Le Parc des Minguettes serait de moins en moins fréquenté par certains participants, du fait des dangers liés aux scooters y circulant illégalement. La population ne se sentirait pas en sécurité et ne s'y attarderait donc pas.
La ville de Vénissieux aurait acheté ou loué des terrains de camping, ainsi que des centres de vacances, dans certaines villes du Sud, notamment près de Montpellier et en Corse, afin de permettre à la population résidente d'y partir en vacances à moindre coût. Les participants ont visiblement bien intégré ces pratiques puisque tous en avaient profité à un moment ou un autre de leur vie. [Il faut néanmoins noter que ces espaces sont réservés aux ressortissants de Vénissieux et ne favorisent donc pas la mixité sociale souvent occasionnée par les séjours touristiques, puisque les mêmes se retrouve ailleurs.]
Le futur, c'est les habitants.
Les participants souhaiteraient que leur quartier soit plus mixte et diversifié en termes socio-démographiques, pour que de nouvelles dynamiques puissent s'instaurer et qu'il perde progressivement la connotation négative liée à sa trop forte homogénéité sociale et culturelle.
Les participants ont néanmoins souligné que la tendance de la population résidente à rester dans le quartier, génération après génération, ne facilitait pas l'ouverture et le renouvellement auquel ils aspirent, faute de place pour des populations nouvelles. [Il a été suggéré par l'animation que le renouvellement pouvait également passer, au moins partiellement, par la population présente ? venant à Vénissieux ? et pas forcément résidente.]
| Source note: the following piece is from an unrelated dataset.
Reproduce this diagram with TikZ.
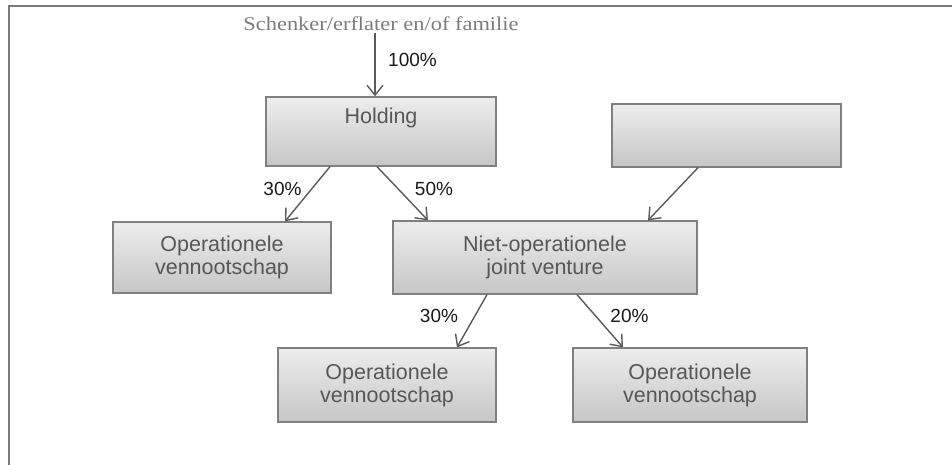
\documentclass[tikz,border=0pt]{standalone}
\usepackage{fontspec}
\setmainfont{Liberation Sans}
\newfontfamily\titlefont[FakeStretch=1.15]{Liberation Serif}
\usetikzlibrary{arrows.meta,shadows,calc}
\definecolor{frameline}{HTML}{7A7A7A}
\definecolor{boxline}{HTML}{808080}
\definecolor{boxtop}{HTML}{EDEDED}
\definecolor{boxbot}{HTML}{C6C6C6}
\definecolor{boxtextcol}{HTML}{575757}
\definecolor{conncol}{HTML}{5A5A5A}
\definecolor{titlecol}{HTML}{7C7C7C}
\tikzset{
  box/.style={draw=boxline, line width=1.3pt, top color=boxtop, bottom color=boxbot,
    inner sep=0pt, align=center, text=boxtextcol,
    font=\fontsize{21.5}{23}\selectfont,
    drop shadow={shadow xshift=0.8pt, shadow yshift=-1.2pt, opacity=0.35, fill=black}},
  boxtext/.style={text=boxtextcol, font=\fontsize{21.5}{23}\selectfont, inner sep=0pt},
  pct/.style={text=black!90, font=\fontsize{19}{21}\selectfont, inner sep=0pt},
  titletext/.style={text=titlecol, font=\titlefont\fontsize{19.5}{21}\selectfont, inner sep=0pt},
  conn/.style={draw=conncol, line width=1.4pt,
    -{Straight Barb[length=10pt, width=16pt, line width=1.4pt]}}
}
\begin{document}
\begin{tikzpicture}[x=1pt, y=-1pt]
\useasboundingbox (0,0) rectangle (952,465);
% page frame
\draw[frameline, line width=2pt] (9,465) -- (9,6.5) -- (952,6.5);

% owner
\node[titletext, anchor=base] (src) at (381,31) {Schenker/erflater en/of familie};

% boxes
\node[box, minimum width=230pt, minimum height=69pt] (hold) at (381,131.5) {};
\node[boxtext, anchor=base] (holdtxt) at (381,124) {Holding};
\node[box, minimum width=229pt, minimum height=63pt] (other) at (726.5,135.5) {};
\node[box, minimum width=218pt, minimum height=71pt] (op1) at (222,257.5) {Operationele\\vennootschap};
\node[box, minimum width=304pt, minimum height=73pt] (jv) at (545,257.5) {Niet-operationele\\joint venture};
\node[box, minimum width=218pt, minimum height=74pt] (op2) at (387,385) {Operationele\\vennootschap};
\node[box, minimum width=234pt, minimum height=74pt] (op3) at (690,385) {Operationele\\vennootschap};

% ownership arrows
\draw[conn, shorten <=2pt] ([xshift=-6pt]src.south) -- ([xshift=-6pt]hold.north);
\draw[conn] ([xshift=-51pt]hold.south) -- ([xshift=63pt]op1.north);
\draw[conn] ([xshift=-4pt]hold.south) -- ([xshift=-117pt]jv.north);
\draw[conn] ([xshift=-28.5pt]other.south) -- ([xshift=103pt]jv.north);
\draw[conn] ([xshift=-58pt]jv.south) -- ([xshift=70pt]op2.north);
\draw[conn] ([xshift=32pt]jv.south) -- ([xshift=-67pt]op3.north);

% percentages
\node[pct, anchor=base west] (p100) at (388,67) {100\%};
\node[pct, anchor=base] (p30a) at (282.5,195) {30\%};
\node[pct, anchor=base] (p50) at (434,195) {50\%};
\node[pct, anchor=base] (p30b) at (439,322) {30\%};
\node[pct, anchor=base] (p20) at (629.5,322) {20\%};
\end{tikzpicture}
\end{document}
Le problème de la drogue, une priorité ? Une partie des participants a insisté sur le fait que le règlement des problèmes de délinquance liés aux trafics de drogue dans la ville était une priorité stratégique pour envisager son développement futur. Mais le reste du groupe a beaucoup minimisé l'impact de ces trafics sur le présent et l'avenir de la ville, partant du principe que les problèmes se situaient ailleurs, notamment au niveau de l'image déformée de la ville vis-à-vis de l'extérieur.